We have been delivering numerous LinkedIn training seminars for our clients and connections this year (from partners in law firms to directors in large commercial banks), and with the news that LinkedIn has just implemented a major revamp on its mobile platforms, we thought this would be a great time to share with you five top tips for lawyers to use LinkedIn effectively on the go.
Before we outline these tips, it’s appropriate to note that, as per a recent post on the Hootsuite blog, many C-Suite Executives are still not really getting the importance of social media for their business (see also Hootsuite’s blog about why the C-Suite should be leading the way with social business). In Scotland for instance, only 25% of lawyers are reporting using LinkedIn on a daily or weekly basis (see the Ipsos-Mori research here) although that is still far more than other social networks.
With LinkedIn being by far the most effective social network for lawyers and professionals – there are now over 200 million professionals using it from across the world - it’s most important to master your use of that platform above all others such as Twitter or Google+ (although of course each has their own wealth of merits).
5 Tips on Mobile Use of LinkedIn for Lawyers
1. Make sure your profile is optimised.
For every impression you generate and for every time you engage with someone when you use LinkedIn, one of the most common things people will do is look at your profile.
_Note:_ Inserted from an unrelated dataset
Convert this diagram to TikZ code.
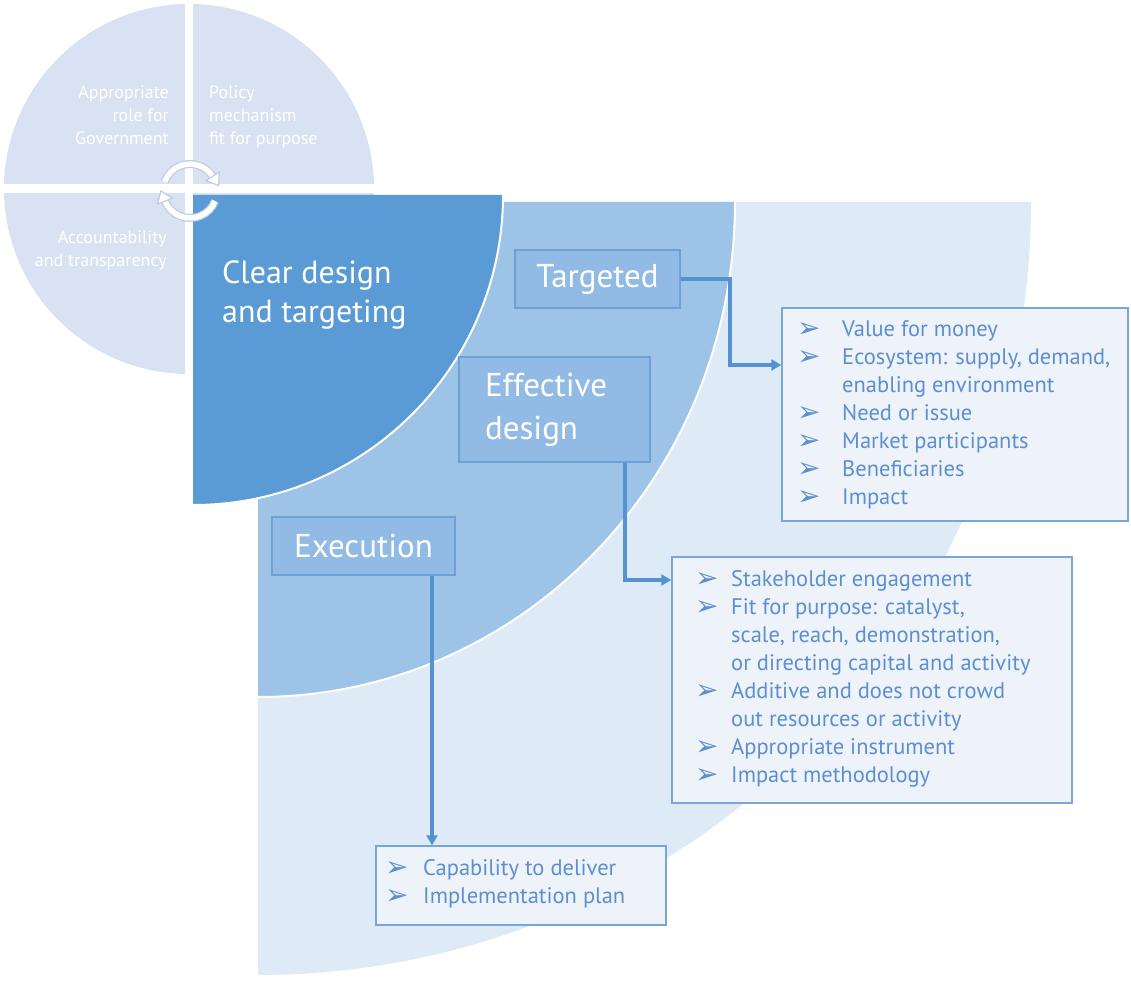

And if you’ve set up your profile well, you may succeed in getting people to either carry out a desired action (e.g. call you or email you) or, for instance, to remember you next week when they are looking to refer you on to someone else. Complete your profile in a way that is aimed at potential clients, NOT like a CV. Writing in the first person, using relevant keywords for your services and including calls to action such as ‘Email me’ or ‘Call me’ are a few of the things you should be thinking about.
2. Download the app for your mobile device.
Whether you have an iPhone, BlackBerry, Android, iPad or any other mobile device, make sure you download the LinkedIn app, sign in to your account and ensure that notifications can reach you.
3. Post updates on the go.
Whether you’ve just won a case for your client, completed a deal or finished a series of meetings, it can be useful to update your network on the types of activity you’re currently involved in (while respecting confidentiality and other obligations). Or if you see a useful news story or if your team has published an interesting blog post it can be appropriate to share that to your network also. And not only can you share to your main feed; you could also share to relevant Groups (provided you have joined them!)
4. Engage with your connections.
Regularly liking, sharing or commenting on updates of your (growing number of) connections can be particularly useful – LinkedIn is, after all, a social network. Thought leader in this area for lawyers, Kevin O’Keefe expressed one of the main benefits from doing this in a recent post “Everyone likes some comment love or an atta-girl or atta-boy that a like represents.” (Indeed, after we had written this Kevin published a new post sharing his thoughts on why the new LinkedIn upgrade is a big win for lawyers).
5. Keep it going!
All too often we see lawyers join social networks such as LinkedIn who are then satisfied to leave their profile sitting without any updates, connections or any signs of life. If you feel like using your LinkedIn account to network professionally is taking up too much of your time, think about the times when you will get most benefit from LinkedIn: generally mid-week from Tuesday to Thursday or at the weekends is best; in mornings before 9am, lunch or early evening after 5pm are some of the best times to engage with your network with other professionals are most likely to be using it too.